Until now Hybrid Cloud, was only available for typical general-purpose processors or GPUs. Companies that wanted to utilize the power of FPGAs had to select either on-premise deployment or cloud deployment due to the lack of a vendor-agnostic and platform-agnostic orchestrator. Moreover, until now there was a lack of frameworks for FPGA that offer auto-scaling allowing gradual scaling of the FPGA cluster depending on the application requirement. However, there are several cases where hybrid FPGA deployment is essential in enterprises. Especially when it comes to powerful FPGAs, where the cost can range from $3,000 to $10,000, the right provisioning of the number of FPGAs for on-prem deployment is very challenging.
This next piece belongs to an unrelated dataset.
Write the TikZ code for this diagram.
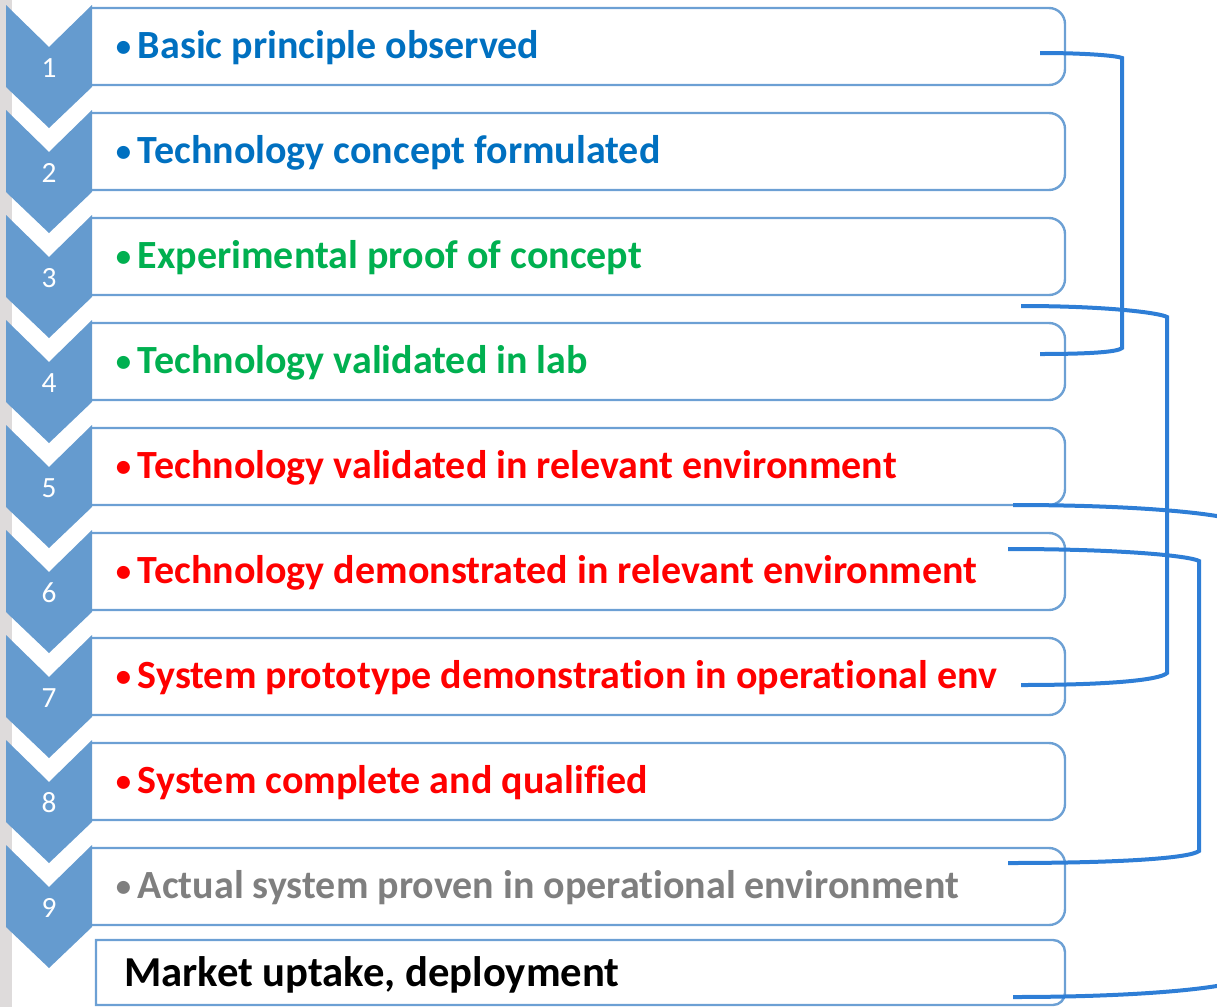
\documentclass[tikz,border=0pt]{standalone}
\usepackage{fontspec}
\setmainfont{Carlito}[Ligatures=NoCommon]
\usepackage{xcolor}

\definecolor{chevblue}{RGB}{101,155,207}
\definecolor{frameblue}{RGB}{108,160,212}
\definecolor{linkblue}{RGB}{46,126,214}
\definecolor{stripgray}{RGB}{222,219,219}
\definecolor{trlblue}{RGB}{0,112,192}
\definecolor{trlgreen}{RGB}{0,176,80}
\definecolor{trlred}{RGB}{255,0,0}
\definecolor{trlgray}{RGB}{127,127,127}

\newcommand{\trlitem}[1]{\makebox[17pt][l]{\hspace{0.5pt}\raisebox{1.2pt}{\fontsize{23}{24}\selectfont •}}#1}

\begin{document}
\begin{tikzpicture}[x=0.75pt,y=0.75pt,yscale=-1,xscale=1,
    chevron/.style={fill=chevblue},
    frame/.style={draw=frameblue,line width=1.8pt},
    levelnum/.style={text=white,font=\fontsize{22}{24}\selectfont,inner sep=0pt,anchor=center},
    leveltext/.style={font=\fontsize{30}{34}\selectfont\bfseries,inner sep=0pt,anchor=base west},
    bracket/.style={draw=linkblue,line width=3pt}]
    \useasboundingbox (0,0) rectangle (1217,1007);
    \clip (0,0) rectangle (1217,1007);
    
    %Shape: Rectangle [left strip]
    \fill [stripgray] (0,0) rectangle (12,1007);
    
    %Shape: Right rounded boxes
    \draw [frame,rounded corners=12] (92,8) -- (1065,8) -- (1065,85) -- (92,85);
    \draw [frame,rounded corners=12] (92,113) -- (1065,113) -- (1065,190) -- (92,190);
    \draw [frame,rounded corners=12] (92,218) -- (1065,218) -- (1065,295) -- (92,295);
    \draw [frame,rounded corners=12] (92,323) -- (1065,323) -- (1065,400) -- (92,400);
    \draw [frame,rounded corners=12] (92,428) -- (1065,428) -- (1065,505) -- (92,505);
    \draw [frame,rounded corners=12] (92,533) -- (1065,533) -- (1065,610) -- (92,610);
    \draw [frame,rounded corners=12] (92,638) -- (1065,638) -- (1065,715) -- (92,715);
    \draw [frame,rounded corners=12] (92,743) -- (1065,743) -- (1065,820) -- (92,820);
    \draw [frame,rounded corners=12] (92,848) -- (1065,848) -- (1065,925) -- (92,925);
    %Shape: Market box
    \draw [frame] (96,940) -- (1053,940) .. controls (1059.63,940) and (1065,945.37) .. (1065,952) -- (1065,993) .. controls (1065,999.63) and (1059.63,1005) .. (1053,1005) -- (96,1005) -- cycle ;
    
    %Shape: Chevrons
    \fill [chevron] (6,5) -- (49,47) -- (92,5) -- (92,87) -- (49,128) -- (6,87) -- cycle ;
    \fill [chevron] (6,110) -- (49,152) -- (92,110) -- (92,192) -- (49,233) -- (6,192) -- cycle ;
    \fill [chevron] (6,215) -- (49,257) -- (92,215) -- (92,297) -- (49,338) -- (6,297) -- cycle ;
    \fill [chevron] (6,320) -- (49,362) -- (92,320) -- (92,402) -- (49,443) -- (6,402) -- cycle ;
    \fill [chevron] (6,425) -- (49,467) -- (92,425) -- (92,507) -- (49,548) -- (6,507) -- cycle ;
    \fill [chevron] (6,530) -- (49,572) -- (92,530) -- (92,612) -- (49,653) -- (6,612) -- cycle ;
    \fill [chevron] (6,635) -- (49,677) -- (92,635) -- (92,717) -- (49,758) -- (6,717) -- cycle ;
    \fill [chevron] (6,740) -- (49,782) -- (92,740) -- (92,822) -- (49,863) -- (6,822) -- cycle ;
    \fill [chevron] (6,845) -- (49,887) -- (92,845) -- (92,927) -- (49,968) -- (6,927) -- cycle ;
    
    % Number Nodes
    \node [levelnum] (n1) at (49,68) {1};
    \node [levelnum] (n2) at (49,173) {2};
    \node [levelnum] (n3) at (49,278) {3};
    \node [levelnum] (n4) at (49,383) {4};
    \node [levelnum] (n5) at (49,488) {5};
    \node [levelnum] (n6) at (49,593) {6};
    \node [levelnum] (n7) at (49,698) {7};
    \node [levelnum] (n8) at (49,803) {8};
    \node [levelnum] (n9) at (49,908) {9};
    
    % Text Nodes
    \node [leveltext,text=trlblue] (t1) at (115,58) {\trlitem{Basic principle observed}};
    \node [leveltext,text=trlblue] (t2) at (115,163) {\trlitem{Technology concept formulated}};
    \node [leveltext,text=trlgreen] (t3) at (115,268) {\trlitem{Experimental proof of concept}};
    \node [leveltext,text=trlgreen] (t4) at (115,373) {\trlitem{Technology validated in lab}};
    \node [leveltext,text=trlred] (t5) at (115,478) {\trlitem{Technology validated in relevant environment}};
    \node [leveltext,text=trlred] (t6) at (115,583) {\trlitem{Technology demonstrated in relevant environment}};
    \node [leveltext,text=trlred] (t7) at (115,688) {\trlitem{System prototype demonstration in operational env}};
    \node [leveltext,text=trlred] (t8) at (115,793) {\trlitem{System complete and qualified}};
    \node [leveltext,text=trlgray] (t9) at (115,898) {\trlitem{Actual system proven in operational environment}};
    \node [leveltext,text=black,font=\fontsize{32}{36}\selectfont\bfseries] (market) at (124,986) {Market uptake, deployment};
    
    %Bracket ends
    \coordinate (aS) at (1040,53);  \coordinate (aT) at (1122,58);
    \coordinate (aB) at (1122,348); \coordinate (aE) at (1040,354);
    \coordinate (bS) at (1021,306); \coordinate (bT) at (1167,317);
    \coordinate (bB) at (1167,673); \coordinate (bE) at (1021,685);
    \coordinate (cS) at (1013,505); \coordinate (cT) at (1240,522);
    \coordinate (cB) at (1240,980); \coordinate (cE) at (1013,997);
    \coordinate (dS) at (1008,549); \coordinate (dT) at (1199,561);
    \coordinate (dB) at (1199,851); \coordinate (dE) at (1008,863);
    
    %Curve Lines [brackets]
    \draw [bracket] (aS) .. controls (1089,53) and (1118,56) .. (aT) -- (aB) .. controls (1118,352) and (1089,354) .. (aE) ;
    \draw [bracket] (bS) .. controls (1109,306) and (1160,313) .. (bT) -- (bB) .. controls (1160,680) and (1109,685) .. (bE) ;
    \draw [bracket] (cS) .. controls (1149,505) and (1229,515) .. (cT) -- (cB) .. controls (1229,987) and (1149,997) .. (cE) ;
    \draw [bracket] (dS) .. controls (1123,549) and (1190,556) .. (dT) -- (dB) .. controls (1190,858) and (1123,863) .. (dE) ;
    
\end{tikzpicture}
\end{document}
Enterprise customers now have the option to adopt a hybrid deployment for their FPGA-accelerated applications. That means, that companies can purchase a small number of FPGAs deployed on-prem and if these FPGAs are overloaded, they can automatically scale it using the cloud resources. InAccel, using the unique platform-agnostic FPGA orchestration allows auto-scaling hybrid FPGA deployment in the most efficient way.

A use case on Hybrid Deployment

In this example, we show how a company can benefit from the power of FPGAs in hybrid deployment. We show an example where the application is first deployed in an Alveo cluster and when the FPGAs are overloaded then it automatically scale-out to the cloud.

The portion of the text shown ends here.